— Written instruction —
Copy verbatim the block of lines in the entries below whose first line contains "What TikZ code" and whose last line contains "(-100.9pt,142.5pt) rectangle (814.9pt,-234.75pt);". Leave out all other lines.

## start Stored rows

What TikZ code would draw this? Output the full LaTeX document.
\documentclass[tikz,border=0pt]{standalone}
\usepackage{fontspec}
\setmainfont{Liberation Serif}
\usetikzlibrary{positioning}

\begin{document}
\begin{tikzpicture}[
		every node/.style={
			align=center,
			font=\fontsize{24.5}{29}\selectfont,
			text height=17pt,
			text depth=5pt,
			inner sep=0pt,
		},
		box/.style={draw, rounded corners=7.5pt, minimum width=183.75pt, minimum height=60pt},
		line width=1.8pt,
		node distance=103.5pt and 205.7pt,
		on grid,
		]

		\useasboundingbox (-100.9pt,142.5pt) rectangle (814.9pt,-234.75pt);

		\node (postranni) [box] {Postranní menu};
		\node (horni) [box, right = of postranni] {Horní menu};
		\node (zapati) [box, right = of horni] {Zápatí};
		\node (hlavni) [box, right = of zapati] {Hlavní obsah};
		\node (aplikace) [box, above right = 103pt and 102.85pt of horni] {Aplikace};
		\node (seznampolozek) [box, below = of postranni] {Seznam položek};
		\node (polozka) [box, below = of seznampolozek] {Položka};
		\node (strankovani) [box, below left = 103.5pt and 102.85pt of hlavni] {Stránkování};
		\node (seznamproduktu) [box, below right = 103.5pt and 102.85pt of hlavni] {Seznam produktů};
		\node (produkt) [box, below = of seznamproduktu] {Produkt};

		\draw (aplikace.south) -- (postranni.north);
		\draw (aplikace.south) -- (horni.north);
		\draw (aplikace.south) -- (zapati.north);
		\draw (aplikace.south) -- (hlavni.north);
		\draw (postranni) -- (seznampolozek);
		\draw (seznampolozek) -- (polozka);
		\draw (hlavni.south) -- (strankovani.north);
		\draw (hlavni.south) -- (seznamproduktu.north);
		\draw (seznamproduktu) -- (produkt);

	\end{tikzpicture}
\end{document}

## end Stored rows
## start Stored rows

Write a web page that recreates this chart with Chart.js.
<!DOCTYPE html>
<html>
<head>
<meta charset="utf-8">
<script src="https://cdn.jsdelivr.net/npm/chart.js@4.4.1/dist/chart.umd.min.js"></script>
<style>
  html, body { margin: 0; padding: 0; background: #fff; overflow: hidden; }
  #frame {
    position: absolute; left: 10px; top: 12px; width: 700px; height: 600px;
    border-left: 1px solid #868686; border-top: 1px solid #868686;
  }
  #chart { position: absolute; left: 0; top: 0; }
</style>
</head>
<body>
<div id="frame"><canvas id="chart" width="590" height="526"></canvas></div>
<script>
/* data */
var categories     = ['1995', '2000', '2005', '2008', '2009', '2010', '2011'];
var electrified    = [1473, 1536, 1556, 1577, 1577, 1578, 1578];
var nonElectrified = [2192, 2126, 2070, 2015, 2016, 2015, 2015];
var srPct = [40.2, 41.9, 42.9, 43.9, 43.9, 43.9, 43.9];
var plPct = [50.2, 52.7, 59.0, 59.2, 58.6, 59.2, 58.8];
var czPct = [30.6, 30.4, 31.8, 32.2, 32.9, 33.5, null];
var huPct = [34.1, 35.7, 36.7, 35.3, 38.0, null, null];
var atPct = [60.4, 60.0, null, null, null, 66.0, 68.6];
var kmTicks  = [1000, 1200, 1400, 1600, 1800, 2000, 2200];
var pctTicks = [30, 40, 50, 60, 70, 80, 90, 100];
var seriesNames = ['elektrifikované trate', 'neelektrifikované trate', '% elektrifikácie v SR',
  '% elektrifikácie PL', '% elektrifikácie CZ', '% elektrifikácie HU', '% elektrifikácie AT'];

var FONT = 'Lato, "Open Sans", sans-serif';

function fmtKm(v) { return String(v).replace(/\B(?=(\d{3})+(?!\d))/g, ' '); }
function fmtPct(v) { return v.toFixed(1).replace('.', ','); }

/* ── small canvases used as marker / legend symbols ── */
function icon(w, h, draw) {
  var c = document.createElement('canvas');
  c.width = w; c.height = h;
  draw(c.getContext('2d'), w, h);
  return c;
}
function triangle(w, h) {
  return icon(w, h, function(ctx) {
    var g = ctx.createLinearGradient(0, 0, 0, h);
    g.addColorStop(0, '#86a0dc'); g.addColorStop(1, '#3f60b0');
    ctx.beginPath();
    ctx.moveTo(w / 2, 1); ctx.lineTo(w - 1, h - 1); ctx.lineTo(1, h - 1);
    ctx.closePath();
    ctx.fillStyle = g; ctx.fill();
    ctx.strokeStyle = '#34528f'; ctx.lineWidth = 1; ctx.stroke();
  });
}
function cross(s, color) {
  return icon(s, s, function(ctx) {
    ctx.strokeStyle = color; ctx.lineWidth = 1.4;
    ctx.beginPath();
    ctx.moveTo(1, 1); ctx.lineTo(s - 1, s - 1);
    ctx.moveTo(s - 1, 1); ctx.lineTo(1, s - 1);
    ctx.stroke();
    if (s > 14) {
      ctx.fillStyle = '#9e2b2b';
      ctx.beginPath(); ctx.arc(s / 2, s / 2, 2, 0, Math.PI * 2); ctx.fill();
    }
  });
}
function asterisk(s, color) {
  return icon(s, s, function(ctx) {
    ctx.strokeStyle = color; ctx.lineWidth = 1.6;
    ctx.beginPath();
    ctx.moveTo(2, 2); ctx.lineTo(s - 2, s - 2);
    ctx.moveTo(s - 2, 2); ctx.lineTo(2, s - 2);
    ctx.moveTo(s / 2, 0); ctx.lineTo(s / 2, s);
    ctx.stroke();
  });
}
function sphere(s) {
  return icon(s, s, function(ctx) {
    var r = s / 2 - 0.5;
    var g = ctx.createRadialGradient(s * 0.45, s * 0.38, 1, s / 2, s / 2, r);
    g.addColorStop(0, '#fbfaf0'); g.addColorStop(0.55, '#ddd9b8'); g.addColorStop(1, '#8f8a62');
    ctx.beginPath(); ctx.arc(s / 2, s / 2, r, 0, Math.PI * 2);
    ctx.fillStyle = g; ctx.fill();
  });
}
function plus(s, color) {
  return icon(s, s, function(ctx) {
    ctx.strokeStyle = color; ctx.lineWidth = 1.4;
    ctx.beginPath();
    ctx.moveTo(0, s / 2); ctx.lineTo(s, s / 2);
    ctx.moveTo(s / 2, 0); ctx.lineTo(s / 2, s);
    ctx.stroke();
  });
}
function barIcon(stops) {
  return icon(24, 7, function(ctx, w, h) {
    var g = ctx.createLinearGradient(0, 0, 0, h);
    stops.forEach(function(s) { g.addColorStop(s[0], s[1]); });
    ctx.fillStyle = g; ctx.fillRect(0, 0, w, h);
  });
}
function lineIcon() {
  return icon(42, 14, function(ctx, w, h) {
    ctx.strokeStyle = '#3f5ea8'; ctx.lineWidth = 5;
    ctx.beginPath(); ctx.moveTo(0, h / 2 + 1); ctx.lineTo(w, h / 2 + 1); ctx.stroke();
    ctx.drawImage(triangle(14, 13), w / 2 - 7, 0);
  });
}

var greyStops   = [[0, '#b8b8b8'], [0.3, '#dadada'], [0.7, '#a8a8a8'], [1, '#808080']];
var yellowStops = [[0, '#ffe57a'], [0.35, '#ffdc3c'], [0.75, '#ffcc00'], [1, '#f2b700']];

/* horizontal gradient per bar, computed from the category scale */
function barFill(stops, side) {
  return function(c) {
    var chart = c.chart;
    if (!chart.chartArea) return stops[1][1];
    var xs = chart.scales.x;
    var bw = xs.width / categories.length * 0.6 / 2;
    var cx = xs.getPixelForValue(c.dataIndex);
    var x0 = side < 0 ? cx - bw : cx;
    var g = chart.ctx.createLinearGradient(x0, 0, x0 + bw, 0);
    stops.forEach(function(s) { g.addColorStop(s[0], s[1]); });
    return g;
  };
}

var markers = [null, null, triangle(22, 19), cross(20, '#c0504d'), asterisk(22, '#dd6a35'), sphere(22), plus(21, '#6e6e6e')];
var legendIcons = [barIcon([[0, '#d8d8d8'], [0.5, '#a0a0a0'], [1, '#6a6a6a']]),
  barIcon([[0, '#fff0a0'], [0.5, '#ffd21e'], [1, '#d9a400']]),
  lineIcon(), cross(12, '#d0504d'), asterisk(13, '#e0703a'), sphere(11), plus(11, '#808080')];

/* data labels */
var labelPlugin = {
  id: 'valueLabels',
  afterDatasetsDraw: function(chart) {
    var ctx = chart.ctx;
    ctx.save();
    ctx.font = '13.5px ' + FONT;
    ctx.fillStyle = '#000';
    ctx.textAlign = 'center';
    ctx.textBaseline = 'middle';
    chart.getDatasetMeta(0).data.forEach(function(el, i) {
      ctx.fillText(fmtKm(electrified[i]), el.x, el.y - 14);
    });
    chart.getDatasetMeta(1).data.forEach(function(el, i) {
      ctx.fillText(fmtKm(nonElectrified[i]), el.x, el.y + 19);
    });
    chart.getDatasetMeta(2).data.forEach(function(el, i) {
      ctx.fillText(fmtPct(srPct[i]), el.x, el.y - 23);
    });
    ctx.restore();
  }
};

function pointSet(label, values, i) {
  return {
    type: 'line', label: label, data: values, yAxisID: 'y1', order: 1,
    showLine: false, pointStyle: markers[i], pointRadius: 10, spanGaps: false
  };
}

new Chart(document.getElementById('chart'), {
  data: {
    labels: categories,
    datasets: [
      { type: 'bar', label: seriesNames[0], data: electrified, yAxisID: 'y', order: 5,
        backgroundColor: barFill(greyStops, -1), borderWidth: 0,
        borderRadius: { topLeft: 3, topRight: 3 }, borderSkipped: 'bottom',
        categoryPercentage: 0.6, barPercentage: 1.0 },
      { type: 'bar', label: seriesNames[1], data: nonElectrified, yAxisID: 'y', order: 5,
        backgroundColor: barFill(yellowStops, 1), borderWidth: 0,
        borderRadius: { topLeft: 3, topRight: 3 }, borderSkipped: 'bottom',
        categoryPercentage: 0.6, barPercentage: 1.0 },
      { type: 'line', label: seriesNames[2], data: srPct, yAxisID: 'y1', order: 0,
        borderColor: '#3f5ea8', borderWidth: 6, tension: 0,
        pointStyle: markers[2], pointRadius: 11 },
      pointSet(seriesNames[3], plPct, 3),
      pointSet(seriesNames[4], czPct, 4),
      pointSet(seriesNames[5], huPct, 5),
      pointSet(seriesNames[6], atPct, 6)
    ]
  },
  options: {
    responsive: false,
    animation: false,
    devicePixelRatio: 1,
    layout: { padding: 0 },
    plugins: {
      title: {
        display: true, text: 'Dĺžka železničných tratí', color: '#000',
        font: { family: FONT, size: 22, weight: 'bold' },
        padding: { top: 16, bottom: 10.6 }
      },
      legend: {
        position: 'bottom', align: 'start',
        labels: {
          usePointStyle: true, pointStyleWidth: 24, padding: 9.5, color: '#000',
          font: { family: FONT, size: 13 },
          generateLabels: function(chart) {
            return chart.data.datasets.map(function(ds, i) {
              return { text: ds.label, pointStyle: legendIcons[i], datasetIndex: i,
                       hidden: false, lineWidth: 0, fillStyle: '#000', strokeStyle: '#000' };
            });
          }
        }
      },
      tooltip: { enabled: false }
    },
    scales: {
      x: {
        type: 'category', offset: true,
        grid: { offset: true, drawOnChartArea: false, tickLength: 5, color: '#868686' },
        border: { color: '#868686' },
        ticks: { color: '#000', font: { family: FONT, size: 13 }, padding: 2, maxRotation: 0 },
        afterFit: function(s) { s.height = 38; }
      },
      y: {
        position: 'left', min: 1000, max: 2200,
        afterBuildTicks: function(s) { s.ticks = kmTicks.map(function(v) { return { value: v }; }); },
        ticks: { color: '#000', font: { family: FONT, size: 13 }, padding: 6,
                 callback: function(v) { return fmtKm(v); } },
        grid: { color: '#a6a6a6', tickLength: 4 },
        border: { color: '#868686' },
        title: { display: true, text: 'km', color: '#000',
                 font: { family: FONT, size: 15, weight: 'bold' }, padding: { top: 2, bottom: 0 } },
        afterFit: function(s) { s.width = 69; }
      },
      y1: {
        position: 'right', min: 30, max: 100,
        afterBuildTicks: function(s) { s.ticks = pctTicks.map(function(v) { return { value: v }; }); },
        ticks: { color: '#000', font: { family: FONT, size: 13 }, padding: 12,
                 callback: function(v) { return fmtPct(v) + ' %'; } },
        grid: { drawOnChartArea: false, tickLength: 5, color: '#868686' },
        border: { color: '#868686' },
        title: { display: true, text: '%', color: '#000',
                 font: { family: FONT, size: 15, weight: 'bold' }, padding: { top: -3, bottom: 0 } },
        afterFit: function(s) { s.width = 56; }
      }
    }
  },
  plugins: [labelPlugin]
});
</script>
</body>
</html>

## end Stored rows

— Answer —
What TikZ code would draw this? Output the full LaTeX document.
\documentclass[tikz,border=0pt]{standalone}
\usepackage{fontspec}
\setmainfont{Liberation Serif}
\usetikzlibrary{positioning}

\begin{document}
\begin{tikzpicture}[
		every node/.style={
			align=center,
			font=\fontsize{24.5}{29}\selectfont,
			text height=17pt,
			text depth=5pt,
			inner sep=0pt,
		},
		box/.style={draw, rounded corners=7.5pt, minimum width=183.75pt, minimum height=60pt},
		line width=1.8pt,
		node distance=103.5pt and 205.7pt,
		on grid,
		]

		\useasboundingbox (-100.9pt,142.5pt) rectangle (814.9pt,-234.75pt);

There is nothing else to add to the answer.